La Libye rendait hommage jeudi à l'ambassadeur Chris Stevens et aux trois autres Américains tués dans l'attaque contre le consulat des États-Unis à Benghazi (est), où les habitants se préparaient à manifester vendredi contre l'extrémisme et les milices armées.        

À Tripoli, les autorités organisent jeudi une « Cérémonie d'éloges funèbres » pour les quatre Américains, à laquelle devraient participer les plus hauts responsables du pays ainsi que les représentants des missions diplomatiques accrédités à Tripoli, selon une source gouvernementale libyenne.

Arrivé en début d'après-midi à Tripoli, le secrétaire d'État adjoint américain William Burns représentera Washington à cette cérémonie qui devait débuter à 18 h (midi, heurede Montréal) aux Palais des hôtes, au centre de Tripoli.

Chris Stevens et trois autres Américains ont été tués le 11 septembre dans l'attaque du consulat de Benghazi, attribuée dans un premier temps à des manifestants en colère contre le film islamophobe L'Innocence des musulmans, une production amateur à petit budget réalisée aux États-Unis.

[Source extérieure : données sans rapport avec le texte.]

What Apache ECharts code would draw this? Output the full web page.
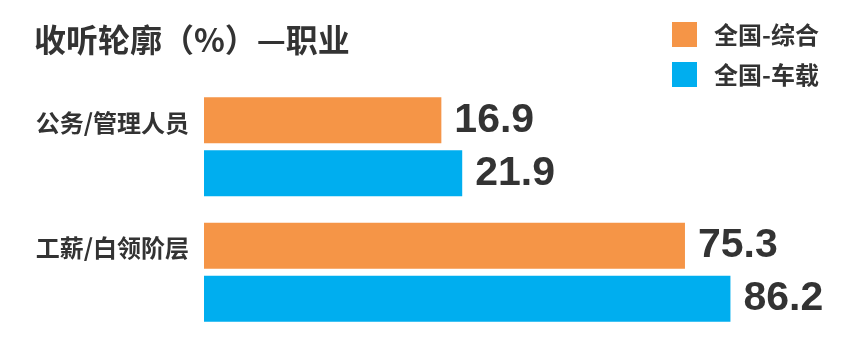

Mais des responsables libyens et américains n'ont pas écarté l'hypothèse d'une attaque planifiée, voire d'une implication du réseau Al-Qaïda, multipliant les déclarations parfois contradictoires.

Mercredi soir, le patron de la lutte antiterroriste des États-Unis, Matthew Olsen, a qualifié l'attaque de « terroriste », mais estimé qu'elle avait été menée « de manière opportuniste ».

À Benghazi, bastion de la révolution qui a renversé le régime de Mouammar Kadhafi en 2011, une grande partie de la population dénonçait l'attaque et rendait hommage à M. Stevens, l'un des premiers diplomates à se rendre dans la ville quand elle était encore sous la menace des forces pro-Kadhafi.

La porte du consulat américain à Benghazi, ravagé par l'attaque, a été ornée de guirlandes, de fleurs et de pancartes condamnant l'attaque et rendant hommage à M. Stevens.

« Le sauvetage de Benghazi »

« Benghazi l'a aimé et il a aimé Benghazi », affirme Mohammed Ari, un gardien à l'hôtel Tibesti, toujours impressionné par l'ambassadeur qui apparaissait en short faisant son jogging durant les premières semaines de la révolution.

Cette habitude a également charmé les voisins du consulat, comme Ali Warfalli, qui affirme que l'ambassadeur ne manque jamais son jogging matinal ou une occasion de saluer les habitants du quartier.

L'attaque contre le consulat a illustré la montée en puissance de groupes islamistes radicaux en Libye, favorisée par l'instabilité dans le pays et le laisser-aller des nouvelles autorités, qui ont jusqu'à présent échoué à assoir leur autorité, en particulier sur les milices d'ex-rebelles lourdement armées.

Elle a aussi suscité l'exaspération de la population, surtout à Benghazi, théâtre ces derniers mois de plusieurs attaques contre des intérêts occidentaux et d'assassinats de responsables de la sécurité.

Pour exprimer leur colère, les habitants de la ville se préparaient à manifester vendredi pour « le sauvetage de Benghazi ». Les organisateurs entendent dénoncer l'extrémisme et la violence et exiger le remplacement des milices par une armée et une police chargées d'assurer la sécurité.

« Il se peut que, pour le moment, les gens considèrent Benghazi comme un lieu où frappe le terrorisme. Mais pas pour longtemps », a assuré Mohammed Abujaneh, un des organisateurs.

Mais selon des rumeurs circulant sur les réseaux sociaux, le groupe salafiste d'Ansar al-Charia, pointé du doigt par la population dans l'attaque du consulat, a appelé à une manifestation à la même heure et au même endroit pour défendre le prophète Mahomet, suscitant des craintes sur le déroulement pacifique du rassemblement.